Stored data =

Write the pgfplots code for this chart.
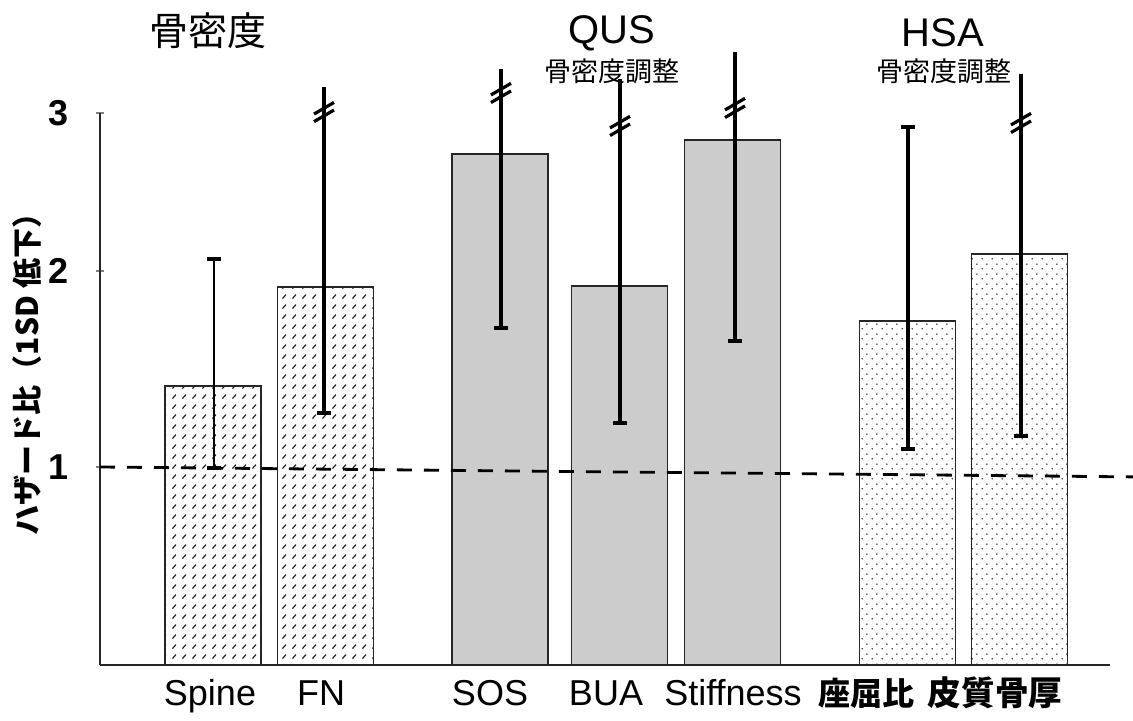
\documentclass[border=0pt]{standalone}
\usepackage{fontspec}
\setmainfont{Liberation Sans}
\newfontfamily\jp{Noto Sans CJK JP}
\usepackage{pgfplots}
\pgfplotsset{compat=1.18}
\usetikzlibrary{patterns}

% short slanted dashes (bone density bars)
\pgfdeclarepatternformonly{slashes}{\pgfqpoint{-1pt}{-1pt}}{\pgfqpoint{6pt}{6pt}}{\pgfqpoint{5pt}{5pt}}{%
  \pgfsetlinewidth{0.6pt}%
  \pgfpathmoveto{\pgfqpoint{1.2pt}{1.2pt}}%
  \pgfpathlineto{\pgfqpoint{3pt}{3.2pt}}%
  \pgfusepath{stroke}}
% staggered dots (HSA bars)
\pgfdeclarepatternformonly{sdots}{\pgfqpoint{0pt}{0pt}}{\pgfqpoint{5pt}{5pt}}{\pgfqpoint{5pt}{5pt}}{%
  \pgfpathcircle{\pgfqpoint{1.25pt}{1.25pt}}{0.5pt}%
  \pgfpathcircle{\pgfqpoint{3.75pt}{3.75pt}}{0.5pt}%
  \pgfusepath{fill}}
% axis-break sign on truncated confidence intervals
\pgfdeclareplotmark{brk}{%
  \pgfsetlinewidth{1.6pt}%
  \pgfpathmoveto{\pgfqpoint{-5pt}{-4.8pt}}\pgfpathlineto{\pgfqpoint{5pt}{1.0pt}}%
  \pgfpathmoveto{\pgfqpoint{-5pt}{-1.0pt}}\pgfpathlineto{\pgfqpoint{5pt}{4.8pt}}%
  \pgfusepathqstroke}

\begin{document}
\begin{tikzpicture}
\useasboundingbox (-50pt,-28pt) rectangle (516.5pt,332.5pt);
\begin{axis}[
  at={(0,0)}, anchor=south west,
  scale only axis, width=505pt, height=276pt,
  clip=false,
  xmin=100, xmax=1110,
  ymin=0, ymax=3,
  % piecewise scale of the hazard-ratio axis
  y coord trafo/.code={\pgfmathparse{198*min(#1,1)+196*max(0,min(#1,2)-1)+158*max(0,#1-2)}},
  axis x line=bottom, axis y line=left,
  axis line style={-, line width=1pt, black!85},
  xtick={210,321,490,606,733,866,995},
  xticklabels={Spine,FN,SOS,BUA,Stiffness,{\jp\bfseries\fontsize{16}{16}\selectfont 座屈比},{\jp\bfseries\fontsize{16.8}{16.8}\selectfont 皮質骨厚}},
  xtick style={draw=none},
  xticklabel style={font=\fontsize{18}{18}\selectfont, anchor=base, text height=13pt, text depth=4pt, yshift=-18pt},
  ytick={1,2,3},
  yticklabels={1,2,3},
  yticklabel style={font=\fontsize{18}{18}\selectfont\bfseries, xshift=-10pt},
  ytick style={line width=0.8pt},
  tick align=center,
  major tick length=4pt,
]
% bars
\addplot[ybar, bar width=96, bar shift=0pt, draw=black!85, line width=0.6pt,
  fill=white, postaction={pattern=slashes, pattern color=black!85}]
  coordinates {(213,1.413) (325.5,1.918)};
\addplot[ybar, bar width=96, bar shift=0pt, draw=black!85, line width=0.6pt,
  fill=black!20]
  coordinates {(500,2.741) (619.5,1.923) (732.5,2.829)};
\addplot[ybar, bar width=96, bar shift=0pt, draw=black!85, line width=0.6pt,
  fill=white, postaction={pattern=sdots, pattern color=black!75}]
  coordinates {(907.5,1.745) (1019.5,2.108)};
% reference line HR = 1
\addplot[black, line width=1.4pt, dash pattern=on 7.5pt off 6pt]
  coordinates {(100,1) (1133,0.95)};
% 95% confidence intervals
\addplot[black, line width=1.1pt] coordinates {(214,0.995) (214,2.076)};
\addplot[black, line width=1.6pt] coordinates {(324,1.276) (324,3.165)};
\addplot[black, line width=1.6pt] coordinates {(501,1.709) (501,3.278)};
\addplot[black, line width=1.6pt] coordinates {(620,1.224) (620,3.215)};
\addplot[black, line width=1.6pt] coordinates {(735,1.643) (735,3.386)};
\addplot[black, line width=1.6pt] coordinates {(908,1.092) (908,2.911)};
\addplot[black, line width=1.6pt] coordinates {(1021,1.158) (1021,3.247)};
% caps
\addplot[only marks, mark=-, mark size=3.5pt, mark options={line width=2pt, black}]
  coordinates {(214,0.995) (324,1.276) (501,1.709) (620,1.224) (735,1.643)
               (908,1.092) (1021,1.158) (214,2.076) (908,2.911)};
% break signs
\addplot[only marks, mark=brk, mark options={black}]
  coordinates {(324,3.006) (501,3.127) (620,2.918) (735,3.032) (1021,2.937)};
\end{axis}
% group headings and axis title
\node[font=\jp\fontsize{19.5}{19.5}\selectfont] at (54pt,317pt) {骨密度};
\node[font=\fontsize{20}{20}\selectfont] at (256pt,316pt) {QUS};
\node[font=\jp\fontsize{13.5}{13.5}\selectfont] at (256pt,297pt) {骨密度調整};
\node[font=\fontsize{20}{20}\selectfont] at (421.5pt,316pt) {HSA};
\node[font=\jp\fontsize{13.5}{13.5}\selectfont] at (422pt,297pt) {骨密度調整};
\node[font=\jp\bfseries\fontsize{15}{15}\selectfont, rotate=90] at (-36.5pt,149pt) {ハザード比（1SD 低下）};
\end{tikzpicture}
\end{document}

Instructions for the task =
The listing above needs to be output again exactly. Don't include the pictures.

Exercise solution =
Write the pgfplots code for this chart.
\documentclass[border=0pt]{standalone}
\usepackage{fontspec}
\setmainfont{Liberation Sans}
\newfontfamily\jp{Noto Sans CJK JP}
\usepackage{pgfplots}
\pgfplotsset{compat=1.18}
\usetikzlibrary{patterns}

% short slanted dashes (bone density bars)
\pgfdeclarepatternformonly{slashes}{\pgfqpoint{-1pt}{-1pt}}{\pgfqpoint{6pt}{6pt}}{\pgfqpoint{5pt}{5pt}}{%
  \pgfsetlinewidth{0.6pt}%
  \pgfpathmoveto{\pgfqpoint{1.2pt}{1.2pt}}%
  \pgfpathlineto{\pgfqpoint{3pt}{3.2pt}}%
  \pgfusepath{stroke}}
% staggered dots (HSA bars)
\pgfdeclarepatternformonly{sdots}{\pgfqpoint{0pt}{0pt}}{\pgfqpoint{5pt}{5pt}}{\pgfqpoint{5pt}{5pt}}{%
  \pgfpathcircle{\pgfqpoint{1.25pt}{1.25pt}}{0.5pt}%
  \pgfpathcircle{\pgfqpoint{3.75pt}{3.75pt}}{0.5pt}%
  \pgfusepath{fill}}
% axis-break sign on truncated confidence intervals
\pgfdeclareplotmark{brk}{%
  \pgfsetlinewidth{1.6pt}%
  \pgfpathmoveto{\pgfqpoint{-5pt}{-4.8pt}}\pgfpathlineto{\pgfqpoint{5pt}{1.0pt}}%
  \pgfpathmoveto{\pgfqpoint{-5pt}{-1.0pt}}\pgfpathlineto{\pgfqpoint{5pt}{4.8pt}}%
  \pgfusepathqstroke}

\begin{document}
\begin{tikzpicture}
\useasboundingbox (-50pt,-28pt) rectangle (516.5pt,332.5pt);
\begin{axis}[
  at={(0,0)}, anchor=south west,
  scale only axis, width=505pt, height=276pt,
  clip=false,
  xmin=100, xmax=1110,
  ymin=0, ymax=3,
  % piecewise scale of the hazard-ratio axis
  y coord trafo/.code={\pgfmathparse{198*min(#1,1)+196*max(0,min(#1,2)-1)+158*max(0,#1-2)}},
  axis x line=bottom, axis y line=left,
  axis line style={-, line width=1pt, black!85},
  xtick={210,321,490,606,733,866,995},
  xticklabels={Spine,FN,SOS,BUA,Stiffness,{\jp\bfseries\fontsize{16}{16}\selectfont 座屈比},{\jp\bfseries\fontsize{16.8}{16.8}\selectfont 皮質骨厚}},
  xtick style={draw=none},
  xticklabel style={font=\fontsize{18}{18}\selectfont, anchor=base, text height=13pt, text depth=4pt, yshift=-18pt},
  ytick={1,2,3},
  yticklabels={1,2,3},
  yticklabel style={font=\fontsize{18}{18}\selectfont\bfseries, xshift=-10pt},
  ytick style={line width=0.8pt},
  tick align=center,
  major tick length=4pt,
]
% bars
\addplot[ybar, bar width=96, bar shift=0pt, draw=black!85, line width=0.6pt,
  fill=white, postaction={pattern=slashes, pattern color=black!85}]
  coordinates {(213,1.413) (325.5,1.918)};
\addplot[ybar, bar width=96, bar shift=0pt, draw=black!85, line width=0.6pt,
  fill=black!20]
  coordinates {(500,2.741) (619.5,1.923) (732.5,2.829)};
\addplot[ybar, bar width=96, bar shift=0pt, draw=black!85, line width=0.6pt,
  fill=white, postaction={pattern=sdots, pattern color=black!75}]
  coordinates {(907.5,1.745) (1019.5,2.108)};
% reference line HR = 1
\addplot[black, line width=1.4pt, dash pattern=on 7.5pt off 6pt]
  coordinates {(100,1) (1133,0.95)};
% 95% confidence intervals
\addplot[black, line width=1.1pt] coordinates {(214,0.995) (214,2.076)};
\addplot[black, line width=1.6pt] coordinates {(324,1.276) (324,3.165)};
\addplot[black, line width=1.6pt] coordinates {(501,1.709) (501,3.278)};
\addplot[black, line width=1.6pt] coordinates {(620,1.224) (620,3.215)};
\addplot[black, line width=1.6pt] coordinates {(735,1.643) (735,3.386)};
\addplot[black, line width=1.6pt] coordinates {(908,1.092) (908,2.911)};
\addplot[black, line width=1.6pt] coordinates {(1021,1.158) (1021,3.247)};
% caps
\addplot[only marks, mark=-, mark size=3.5pt, mark options={line width=2pt, black}]
  coordinates {(214,0.995) (324,1.276) (501,1.709) (620,1.224) (735,1.643)
               (908,1.092) (1021,1.158) (214,2.076) (908,2.911)};
% break signs
\addplot[only marks, mark=brk, mark options={black}]
  coordinates {(324,3.006) (501,3.127) (620,2.918) (735,3.032) (1021,2.937)};
\end{axis}
% group headings and axis title
\node[font=\jp\fontsize{19.5}{19.5}\selectfont] at (54pt,317pt) {骨密度};
\node[font=\fontsize{20}{20}\selectfont] at (256pt,316pt) {QUS};
\node[font=\jp\fontsize{13.5}{13.5}\selectfont] at (256pt,297pt) {骨密度調整};
\node[font=\fontsize{20}{20}\selectfont] at (421.5pt,316pt) {HSA};
\node[font=\jp\fontsize{13.5}{13.5}\selectfont] at (422pt,297pt) {骨密度調整};
\node[font=\jp\bfseries\fontsize{15}{15}\selectfont, rotate=90] at (-36.5pt,149pt) {ハザード比（1SD 低下）};
\end{tikzpicture}
\end{document}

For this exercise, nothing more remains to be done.